> [JOB]:
Exactly as written, retype the listing below, omitting the pictures.

> [INFORMATION SUPPLIED]:
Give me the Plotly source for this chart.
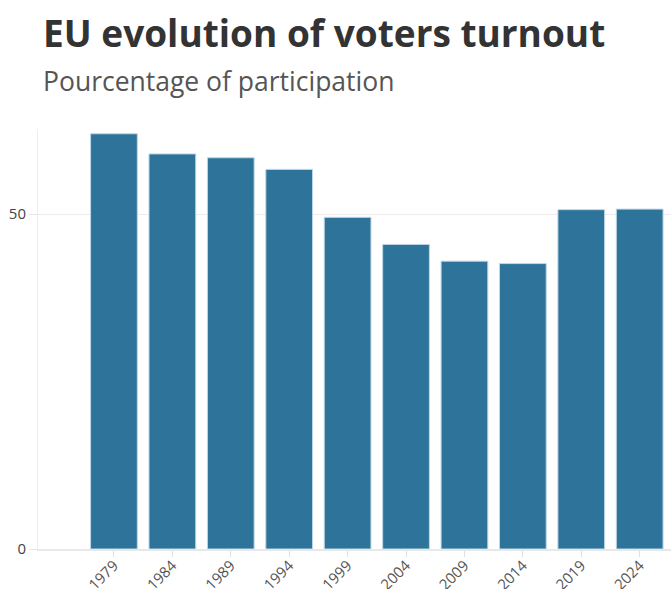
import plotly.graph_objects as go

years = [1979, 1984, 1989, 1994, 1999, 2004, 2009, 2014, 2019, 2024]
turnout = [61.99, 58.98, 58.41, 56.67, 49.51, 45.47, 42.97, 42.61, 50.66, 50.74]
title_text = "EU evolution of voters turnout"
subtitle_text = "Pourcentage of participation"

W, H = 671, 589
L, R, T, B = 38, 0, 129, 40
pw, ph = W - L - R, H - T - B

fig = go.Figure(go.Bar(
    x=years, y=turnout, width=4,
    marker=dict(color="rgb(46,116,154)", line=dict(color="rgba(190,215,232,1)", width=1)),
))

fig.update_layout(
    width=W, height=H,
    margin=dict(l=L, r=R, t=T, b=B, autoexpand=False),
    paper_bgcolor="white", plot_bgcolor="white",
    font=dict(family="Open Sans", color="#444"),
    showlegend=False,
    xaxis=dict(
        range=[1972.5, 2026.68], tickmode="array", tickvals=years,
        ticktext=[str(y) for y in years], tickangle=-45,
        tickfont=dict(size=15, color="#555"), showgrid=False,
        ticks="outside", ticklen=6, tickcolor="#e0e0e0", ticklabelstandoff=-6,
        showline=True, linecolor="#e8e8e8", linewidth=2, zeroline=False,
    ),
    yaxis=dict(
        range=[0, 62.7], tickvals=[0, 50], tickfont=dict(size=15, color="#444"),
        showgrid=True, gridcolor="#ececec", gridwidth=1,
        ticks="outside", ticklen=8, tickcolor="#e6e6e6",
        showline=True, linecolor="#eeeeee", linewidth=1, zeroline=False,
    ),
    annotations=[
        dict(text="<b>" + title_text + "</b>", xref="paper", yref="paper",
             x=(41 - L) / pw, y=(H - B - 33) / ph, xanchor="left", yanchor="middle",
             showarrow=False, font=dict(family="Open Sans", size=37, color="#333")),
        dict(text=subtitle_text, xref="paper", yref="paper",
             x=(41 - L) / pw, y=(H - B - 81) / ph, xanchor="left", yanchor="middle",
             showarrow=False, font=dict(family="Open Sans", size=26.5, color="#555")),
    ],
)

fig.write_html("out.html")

> [WORKED ANSWER]:
Give me the Plotly source for this chart.
import plotly.graph_objects as go

years = [1979, 1984, 1989, 1994, 1999, 2004, 2009, 2014, 2019, 2024]
turnout = [61.99, 58.98, 58.41, 56.67, 49.51, 45.47, 42.97, 42.61, 50.66, 50.74]
title_text = "EU evolution of voters turnout"
subtitle_text = "Pourcentage of participation"

W, H = 671, 589
L, R, T, B = 38, 0, 129, 40
pw, ph = W - L - R, H - T - B

fig = go.Figure(go.Bar(
    x=years, y=turnout, width=4,
    marker=dict(color="rgb(46,116,154)", line=dict(color="rgba(190,215,232,1)", width=1)),
))

fig.update_layout(
    width=W, height=H,
    margin=dict(l=L, r=R, t=T, b=B, autoexpand=False),
    paper_bgcolor="white", plot_bgcolor="white",
    font=dict(family="Open Sans", color="#444"),
    showlegend=False,
    xaxis=dict(
        range=[1972.5, 2026.68], tickmode="array", tickvals=years,
        ticktext=[str(y) for y in years], tickangle=-45,
        tickfont=dict(size=15, color="#555"), showgrid=False,
        ticks="outside", ticklen=6, tickcolor="#e0e0e0", ticklabelstandoff=-6,
        showline=True, linecolor="#e8e8e8", linewidth=2, zeroline=False,
    ),
    yaxis=dict(
        range=[0, 62.7], tickvals=[0, 50], tickfont=dict(size=15, color="#444"),
        showgrid=True, gridcolor="#ececec", gridwidth=1,
        ticks="outside", ticklen=8, tickcolor="#e6e6e6",
        showline=True, linecolor="#eeeeee", linewidth=1, zeroline=False,
    ),
    annotations=[
        dict(text="<b>" + title_text + "</b>", xref="paper", yref="paper",
             x=(41 - L) / pw, y=(H - B - 33) / ph, xanchor="left", yanchor="middle",
             showarrow=False, font=dict(family="Open Sans", size=37, color="#333")),
        dict(text=subtitle_text, xref="paper", yref="paper",
             x=(41 - L) / pw, y=(H - B - 81) / ph, xanchor="left", yanchor="middle",
             showarrow=False, font=dict(family="Open Sans", size=26.5, color="#555")),
    ],
)

fig.write_html("out.html")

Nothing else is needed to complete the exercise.